Leave out the images; return the rest of the data exactly.

────────────────────

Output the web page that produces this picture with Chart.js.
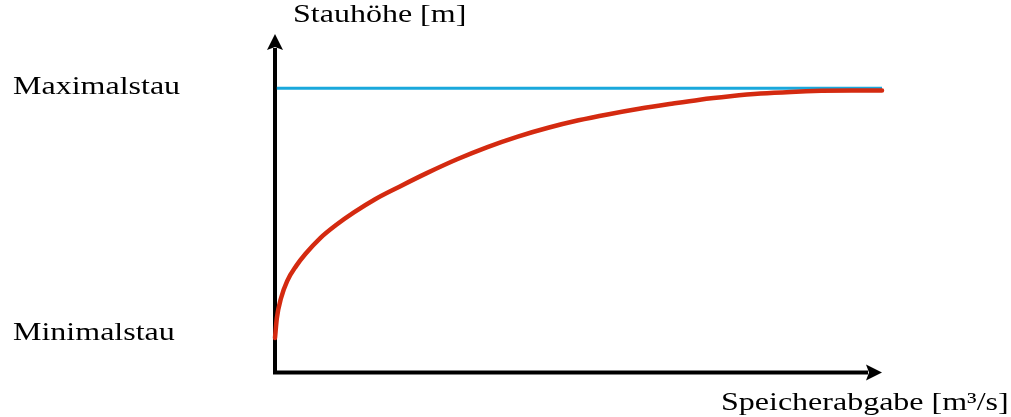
<!DOCTYPE html>
<html>
<head>
<meta charset="utf-8">
<script src="https://cdn.jsdelivr.net/npm/chart.js@4"></script>
<style>
    html, body { margin: 0; padding: 0; background: #fff; }
    #wrap { width: 1011px; height: 417px; }
</style>
</head>
<body>
<div id="wrap"><canvas id="stauChart"></canvas></div>
<script>
// Speicherabgabe (relative units) and Stauhöhe (relative units)
const abgabe = [0, 0.3, 1, 2, 3.5, 5, 7.5, 10, 13, 16.5, 20.5, 25, 30, 35, 40, 45, 50, 55, 60, 65, 70, 75, 80, 85, 90, 95, 100];
const stauhoehe = [10.2, 16, 22, 27, 31.5, 35, 39.8, 43.5, 47.3, 51.2, 54.9, 58.9, 63.0, 66.6, 69.7, 72.3, 74.5, 76.3, 77.9, 79.3, 80.6, 81.6, 82.4, 82.9, 83.2, 83.3, 83.3];
const maxStau = 84;
const minStau = 10.2;
const maxLine = [{ x: 0.3, y: maxStau }, { x: 100, y: maxStau }];

const yLabel = 'Stauhöhe [m]';
const xLabel = 'Speicherabgabe [m³/s]';
const maxLabel = 'Maximalstau';
const minLabel = 'Minimalstau';

const FONT = '25px "Liberation Serif", "Times New Roman", serif';
const STRETCH = 1.28;

function stretchedText(ctx, text, x, baseline) {
    ctx.save();
    ctx.translate(x, baseline);
    ctx.scale(STRETCH, 1);
    ctx.fillText(text, 0, 0);
    ctx.restore();
}

const axesPlugin = {
    id: 'arrowAxes',
    beforeDatasetsDraw(chart) {
        const { ctx, scales: { x, y } } = chart;
        const x0 = x.getPixelForValue(0);
        const y0 = y.getPixelForValue(0);
        const top = y.getPixelForValue(100);
        const right = x.getPixelForValue(100);
        ctx.save();
        ctx.strokeStyle = '#000';
        ctx.fillStyle = '#000';
        ctx.lineWidth = 4;
        ctx.lineCap = 'butt';
        ctx.beginPath();
        ctx.moveTo(x0, y0 + 2);
        ctx.lineTo(x0, top + 14);
        ctx.moveTo(x0 - 2, y0);
        ctx.lineTo(right - 14, y0);
        ctx.stroke();
        // arrow heads
        ctx.beginPath();
        ctx.moveTo(x0, top);
        ctx.lineTo(x0 + 8, top + 16);
        ctx.lineTo(x0, top + 13);
        ctx.lineTo(x0 - 8, top + 16);
        ctx.closePath();
        ctx.fill();
        ctx.beginPath();
        ctx.moveTo(right, y0);
        ctx.lineTo(right - 16, y0 - 8);
        ctx.lineTo(right - 13, y0);
        ctx.lineTo(right - 16, y0 + 8);
        ctx.closePath();
        ctx.fill();
        ctx.restore();
    },
    afterDraw(chart) {
        const { ctx, scales: { x, y } } = chart;
        ctx.save();
        ctx.font = FONT;
        ctx.fillStyle = '#000';
        ctx.textAlign = 'left';
        ctx.textBaseline = 'alphabetic';
        stretchedText(ctx, maxLabel, 13, y.getPixelForValue(maxStau) + 6);
        stretchedText(ctx, minLabel, 13, y.getPixelForValue(minStau) + 2);
        stretchedText(ctx, yLabel, x.getPixelForValue(0) + 18, 22);
        stretchedText(ctx, xLabel, 721, y.getPixelForValue(0) + 37);
        ctx.restore();
    }
};

new Chart(document.getElementById('stauChart'), {
    type: 'line',
    data: {
        datasets: [{
            data: abgabe.map((q, i) => ({ x: q, y: stauhoehe[i] })),
            borderColor: '#d42a10',
            borderWidth: 4.5,
            borderCapStyle: 'round',
            pointRadius: 0,
            cubicInterpolationMode: 'monotone',
            clip: false
        }, {
            data: maxLine,
            borderColor: '#1aa8dc',
            borderWidth: 3,
            pointRadius: 0,
            clip: false
        }]
    },
    options: {
        responsive: true,
        maintainAspectRatio: false,
        animation: false,
        events: [],
        layout: { padding: { left: 275, right: 129, top: 34, bottom: 44.5 } },
        plugins: { legend: { display: false }, tooltip: { enabled: false } },
        scales: {
            x: { type: 'linear', min: 0, max: 100, display: false },
            y: { type: 'linear', min: 0, max: 100, display: false }
        }
    },
    plugins: [axesPlugin]
});
</script>
</body>
</html>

────────────────────

= Response to this exercise =
Output the web page that produces this picture with Chart.js.
<!DOCTYPE html>
<html>
<head>
<meta charset="utf-8">
<script src="https://cdn.jsdelivr.net/npm/chart.js@4"></script>
<style>
    html, body { margin: 0; padding: 0; background: #fff; }
    #wrap { width: 1011px; height: 417px; }
</style>
</head>
<body>
<div id="wrap"><canvas id="stauChart"></canvas></div>
<script>
// Speicherabgabe (relative units) and Stauhöhe (relative units)
const abgabe = [0, 0.3, 1, 2, 3.5, 5, 7.5, 10, 13, 16.5, 20.5, 25, 30, 35, 40, 45, 50, 55, 60, 65, 70, 75, 80, 85, 90, 95, 100];
const stauhoehe = [10.2, 16, 22, 27, 31.5, 35, 39.8, 43.5, 47.3, 51.2, 54.9, 58.9, 63.0, 66.6, 69.7, 72.3, 74.5, 76.3, 77.9, 79.3, 80.6, 81.6, 82.4, 82.9, 83.2, 83.3, 83.3];
const maxStau = 84;
const minStau = 10.2;
const maxLine = [{ x: 0.3, y: maxStau }, { x: 100, y: maxStau }];

const yLabel = 'Stauhöhe [m]';
const xLabel = 'Speicherabgabe [m³/s]';
const maxLabel = 'Maximalstau';
const minLabel = 'Minimalstau';

const FONT = '25px "Liberation Serif", "Times New Roman", serif';
const STRETCH = 1.28;

function stretchedText(ctx, text, x, baseline) {
    ctx.save();
    ctx.translate(x, baseline);
    ctx.scale(STRETCH, 1);
    ctx.fillText(text, 0, 0);
    ctx.restore();
}

const axesPlugin = {
    id: 'arrowAxes',
    beforeDatasetsDraw(chart) {
        const { ctx, scales: { x, y } } = chart;
        const x0 = x.getPixelForValue(0);
        const y0 = y.getPixelForValue(0);
        const top = y.getPixelForValue(100);
        const right = x.getPixelForValue(100);
        ctx.save();
        ctx.strokeStyle = '#000';
        ctx.fillStyle = '#000';
        ctx.lineWidth = 4;
        ctx.lineCap = 'butt';
        ctx.beginPath();
        ctx.moveTo(x0, y0 + 2);
        ctx.lineTo(x0, top + 14);
        ctx.moveTo(x0 - 2, y0);
        ctx.lineTo(right - 14, y0);
        ctx.stroke();
        // arrow heads
        ctx.beginPath();
        ctx.moveTo(x0, top);
        ctx.lineTo(x0 + 8, top + 16);
        ctx.lineTo(x0, top + 13);
        ctx.lineTo(x0 - 8, top + 16);
        ctx.closePath();
        ctx.fill();
        ctx.beginPath();
        ctx.moveTo(right, y0);
        ctx.lineTo(right - 16, y0 - 8);
        ctx.lineTo(right - 13, y0);
        ctx.lineTo(right - 16, y0 + 8);
        ctx.closePath();
        ctx.fill();
        ctx.restore();
    },
    afterDraw(chart) {
        const { ctx, scales: { x, y } } = chart;
        ctx.save();
        ctx.font = FONT;
        ctx.fillStyle = '#000';
        ctx.textAlign = 'left';
        ctx.textBaseline = 'alphabetic';
        stretchedText(ctx, maxLabel, 13, y.getPixelForValue(maxStau) + 6);
        stretchedText(ctx, minLabel, 13, y.getPixelForValue(minStau) + 2);
        stretchedText(ctx, yLabel, x.getPixelForValue(0) + 18, 22);
        stretchedText(ctx, xLabel, 721, y.getPixelForValue(0) + 37);
        ctx.restore();
    }
};

new Chart(document.getElementById('stauChart'), {
    type: 'line',
    data: {
        datasets: [{
            data: abgabe.map((q, i) => ({ x: q, y: stauhoehe[i] })),
            borderColor: '#d42a10',
            borderWidth: 4.5,
            borderCapStyle: 'round',
            pointRadius: 0,
            cubicInterpolationMode: 'monotone',
            clip: false
        }, {
            data: maxLine,
            borderColor: '#1aa8dc',
            borderWidth: 3,
            pointRadius: 0,
            clip: false
        }]
    },
    options: {
        responsive: true,
        maintainAspectRatio: false,
        animation: false,
        events: [],
        layout: { padding: { left: 275, right: 129, top: 34, bottom: 44.5 } },
        plugins: { legend: { display: false }, tooltip: { enabled: false } },
        scales: {
            x: { type: 'linear', min: 0, max: 100, display: false },
            y: { type: 'linear', min: 0, max: 100, display: false }
        }
    },
    plugins: [axesPlugin]
});
</script>
</body>
</html>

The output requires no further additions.